1. Data Collection and Preparation:

• Gather your corpus: The first step is to gather a collection of text documents relevant to your analysis. This could be anything from news articles to scientific papers. The larger and more diverse your corpus, the more accurate your LSA model will be.
• Text cleaning: Raw text data is often messy. You'll need to clean it by removing irrelevant characters (punctuation, special symbols), converting to lowercase, and handling stop words (common words like "the," "a," "is"). Consider using stemming or lemmatization to reduce words to their root forms.
• Term-Document Matrix (TDM) Creation: This is a crucial step. The TDM is a matrix where rows represent unique terms (words) and columns represent documents. Each cell contains the frequency of a given term in a specific document (often using Term Frequency-Inverse Document Frequency or TF-IDF weighting). Libraries like scikit-learn in Python easily handle this.

2. Singular Value Decomposition (SVD):

• Applying SVD: This is the core of LSA. SVD decomposes the TDM into three matrices: U, Σ, and V^T. U represents the left singular vectors (related to terms), Σ is a diagonal matrix containing singular values (representing importance), and V^T represents the right singular vectors (related to documents).
• Dimensionality Reduction: The original TDM might be very high-dimensional. To reduce noise and computational cost, you'll select the top k singular values and corresponding vectors. This creates a reduced-dimensionality representation of the data, capturing the most significant semantic relationships. The value of k is a hyperparameter and requires experimentation to find the optimal value. Too small a k loses important information; too large a k retains noise.

3. Semantic Analysis and Interpretation:

• Similarity Calculations: With the reduced-dimensionality matrices, you can now calculate the cosine similarity between documents or terms. Cosine similarity measures the angle between two vectors; a value closer to 1 indicates higher similarity. This allows you to find similar documents, identify related terms, or even cluster documents based on semantic meaning.
• Topic Modeling (Optional): LSA can be used for rudimentary topic modeling.
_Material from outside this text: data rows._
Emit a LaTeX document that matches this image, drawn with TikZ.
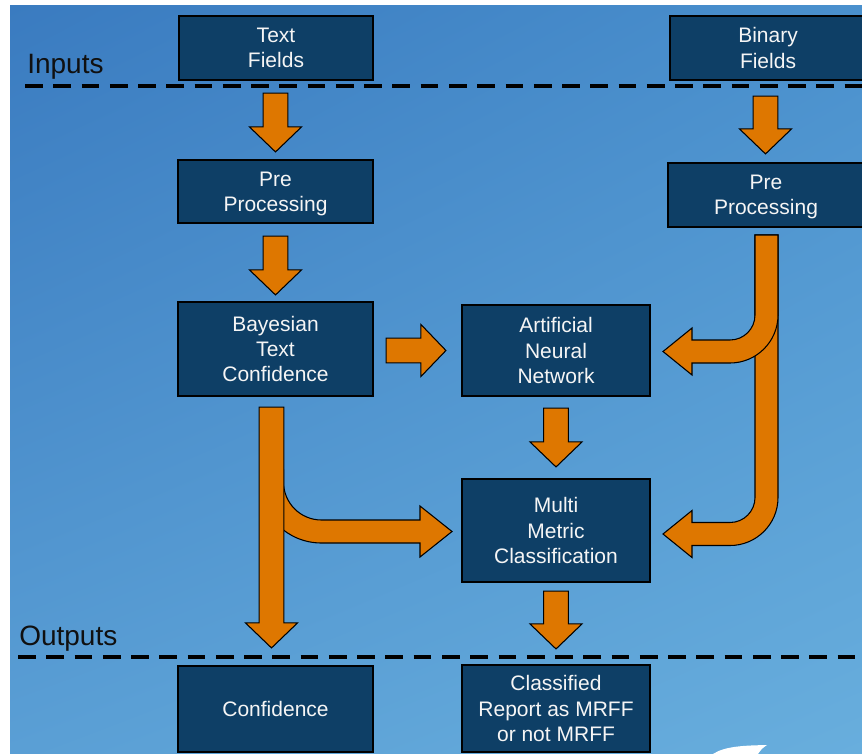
\documentclass[tikz,border=0pt]{standalone}
\usepackage{fontspec}
\setmainfont{Liberation Sans}
\usetikzlibrary{calc,shadings}
\definecolor{boxfill}{HTML}{0E3F66}
\definecolor{arrorange}{HTML}{DE7700}
\definecolor{bgUL}{HTML}{3A7BC0}
\definecolor{bgUR}{HTML}{4A90CD}
\definecolor{bgLL}{HTML}{5A9FD5}
\definecolor{bgLR}{HTML}{68AEDD}
\definecolor{lbltext}{HTML}{101010}
\def\ASW{12.4}\def\AHW{26}\def\AHL{25}
\newcommand\varrow[2]{\draw[barrow] ($(#1 -| #2)+(-\ASW,0)$) -- ($(#2)+(-\ASW,-\AHL)$) -- ($(#2)+(-\AHW,-\AHL)$) -- (#2) -- ($(#2)+(\AHW,-\AHL)$) -- ($(#2)+(\ASW,-\AHL)$) -- ($(#1 -| #2)+(\ASW,0)$) -- cycle;}
\newcommand\harrow[2]{\draw[barrow] ($(#1 |- #2)+(0,-\ASW)$) -- ($(#2)+(-\AHL,-\ASW)$) -- ($(#2)+(-\AHL,-\AHW)$) -- (#2) -- ($(#2)+(-\AHL,\AHW)$) -- ($(#2)+(-\AHL,\ASW)$) -- ($(#1 |- #2)+(0,\ASW)$) -- cycle;}
\tikzset{
  box/.style={draw=black, line width=1.6pt, fill=boxfill, text=white!96!black,
    inner sep=0pt, align=center, text depth=0pt, font=\fontsize{15.75pt}{19pt}\selectfont},
  barrow/.style={fill=arrorange, draw=black, line width=0.8pt, line join=miter},
  sepline/.style={draw=black, line width=3.2pt, dash pattern=on 13.3pt off 7.9pt},
  lbl/.style={text=lbltext, inner sep=0pt, anchor=base west, font=\fontsize{21pt}{25pt}\selectfont}
}
\begin{document}
\begin{tikzpicture}[x=0.75pt, y=-0.75pt]
\useasboundingbox (0,0) rectangle (862,753);
\fill[white] (0,0) rectangle (862,753);
\clip (0,0) rectangle (862,753);
\shade[upper left=bgUL, upper right=bgUR, lower left=bgLL, lower right=bgLR] (10,5) rectangle (862,753);

% separators and labels
\draw[sepline] (25,86) -- (862,86);
\draw[sepline] (18,657) -- (862,657);
\node[lbl] (inl) at (27,73) {Inputs};
\node[lbl] (outl) at (19,645) {Outputs};

% boxes
\node[box, minimum width={194*0.75pt}, minimum height={64*0.75pt}] (tf) at (276,48) {Text\\Fields};
\node[box, minimum width={196*0.75pt}, minimum height={64*0.75pt}] (bf) at (768,48) {Binary\\Fields};
\node[box, minimum width={195*0.75pt}, minimum height={63*0.75pt}] (ppl) at (275.5,191.5) {Pre\\Processing};
\node[box, minimum width={196*0.75pt}, minimum height={64*0.75pt}] (ppr) at (766,195) {Pre\\Processing};
\node[box, minimum width={195*0.75pt}, minimum height={94*0.75pt}] (btc) at (275.5,349) {Bayesian\\Text\\Confidence};
\node[box, minimum width={188*0.75pt}, minimum height={91*0.75pt}] (ann) at (556,350.5) {Artificial\\Neural\\Network};
\node[box, minimum width={188*0.75pt}, minimum height={103*0.75pt}] (mmc) at (556,530.5) {Multi\\Metric\\Classification};
\node[box, minimum width={195*0.75pt}, minimum height={86*0.75pt}] (conf) at (275.5,709) {Confidence};
\node[box, minimum width={188*0.75pt}, minimum height={87*0.75pt}] (cls) at (556,708.5) {Classified\\Report as MRFF\\or not MRFF};

% arrow end points
\coordinate (a1s) at ($(tf.south)+(0,12)$);
\coordinate (a1t) at ($(ppl.north)+(0,-7)$);
\coordinate (a2s) at ($(bf.south)+(0,15)$);
\coordinate (a2t) at ($(ppr.north)+(-0.5,-8)$);
\coordinate (a3s) at ($(ppl.south)+(0,12)$);
\coordinate (a3t) at ($(btc.north)+(0,-6)$);
\coordinate (a4s) at ($(btc.east)+(12,0)$);
\coordinate (a4t) at ($(ann.west)+(-15,0)$);
\coordinate (a5s) at ($(ann.south)+(0,11)$);
\coordinate (a5t) at ($(mmc.north)+(0,-11)$);
\coordinate (a6s) at ($(mmc.south)+(0,8)$);
\coordinate (a6t) at ($(cls.north)+(0,-15)$);
\coordinate (a7s) at ($(btc.south)+(-4,10)$);
\coordinate (a7t) at ($(conf.north)+(-4,-17)$);

% straight arrows
\varrow{a1s}{a1t}
\varrow{a2s}{a2t}
\varrow{a3s}{a3t}
\harrow{a4s}{a4t}
\varrow{a5s}{a5t}
\varrow{a6s}{a6t}

% left branch (to Multi Metric Classification), under the long left arrow
\draw[barrow] (260,470) -- (260,482) .. controls (260,516) and (287.5,543) .. (321.5,543)
  -- (420,543) -- (420,557) -- (452,531.5) -- (420,506) -- (420,520) -- (321.5,520)
  .. controls (300.5,520) and (283.5,503) .. (283.5,482) -- (283.5,470) -- cycle;
\varrow{a7s}{a7t}

% right long J (to Multi Metric Classification)
\draw[barrow] (755,235) -- (755,497.5) .. controls (755,511.3) and (743.8,522.5) .. (730,522.5)
  -- (692,522.5) -- (692,510.5) -- (663,534) -- (692,557.5) -- (692,545.5) -- (730,545.5)
  .. controls (756.5,545.5) and (778,524) .. (778,497.5) -- (778,235) -- cycle;
% right short J (to Artificial Neural Network)
\draw[barrow] (755,235) -- (755,315) .. controls (755,328.8) and (743.8,340) .. (730,340)
  -- (692,340) -- (692,328) -- (663,351.5) -- (692,375) -- (692,363) -- (730,363)
  .. controls (756.5,363) and (778,341.5) .. (778,315) -- (778,235) -- cycle;

% corner logo fragment
\fill[white] (713,754) .. controls (725,746) and (745,745.5) .. (767,745) .. controls (762,748) and (760,751) .. (758,754) -- cycle;
\end{tikzpicture}
\end{document}
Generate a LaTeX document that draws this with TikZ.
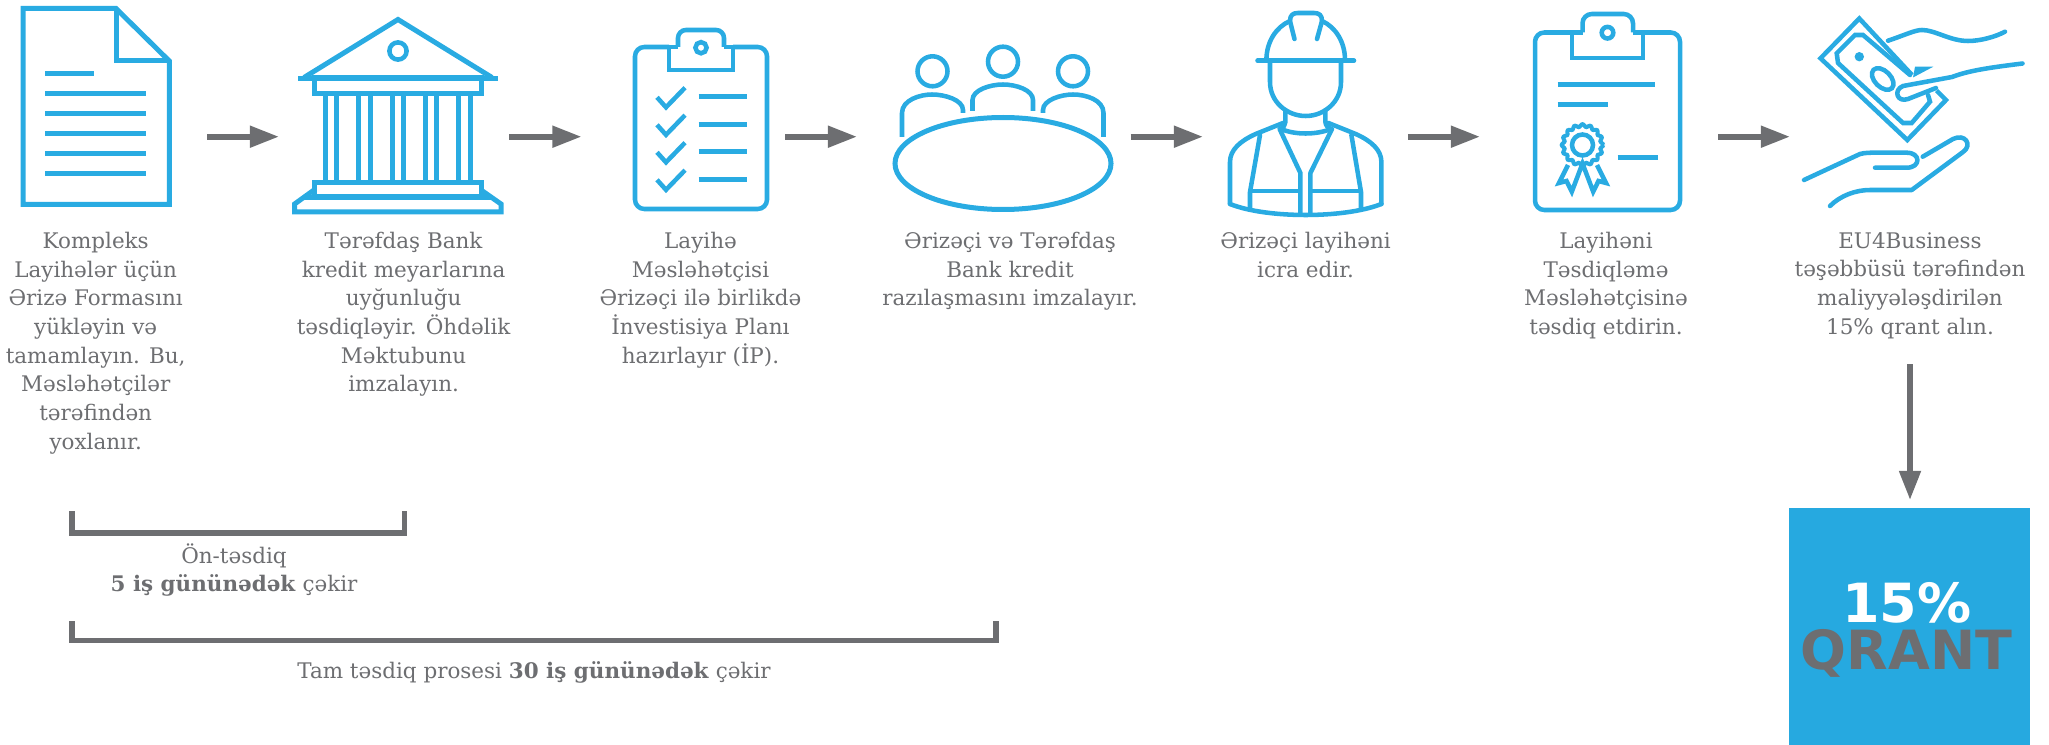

By examining the top-ranked terms associated with each reduced dimension (singular vector), you can infer underlying topics within your corpus. However, more sophisticated topic modeling techniques like Latent Dirichlet Allocation (LDA) usually provide better results.

4. Choosing the Right Tools and Libraries:

Python, with its rich ecosystem of NLP libraries, is ideal for LSA implementation. Key libraries include:

• NLTK: For text preprocessing tasks like tokenization, stemming, and stop word removal.
• Scikit-learn: For creating the TDM, performing SVD, and calculating cosine similarity.
• Gensim: For more advanced topic modeling and document similarity analysis.

Example using Python and Scikit-learn:

import numpy as np
from sklearn.feature_extraction.text import TfidfVectorizer
from sklearn.decomposition import TruncatedSVD

# Sample documents (replace with your own corpus)
documents = ["This is a document about cats.", "This document is about dogs.", "Another document about cats and dogs."]

# Create TF-IDF matrix
vectorizer = TfidfVectorizer()
X = vectorizer.fit_transform(documents)

# Apply LSA (TruncatedSVD for efficiency)
lsa = TruncatedSVD(n_components=2) # Reduce to 2 dimensions
X_lsa = lsa.fit_transform(X)

# Now you can calculate cosine similarity between documents using X_lsa
# ... (code for cosine similarity calculation omitted for brevity)

Conclusion:

Creating LSA involves several steps, from data preparation to dimensionality reduction and semantic analysis. By following this guide and utilizing the appropriate tools, you can leverage the power of LSA to uncover hidden relationships within your text data. Remember that experimentation with parameters like the number of dimensions (k) is crucial for optimal results. While LSA provides a valuable starting point, consider exploring more advanced techniques like LDA for more refined topic modeling.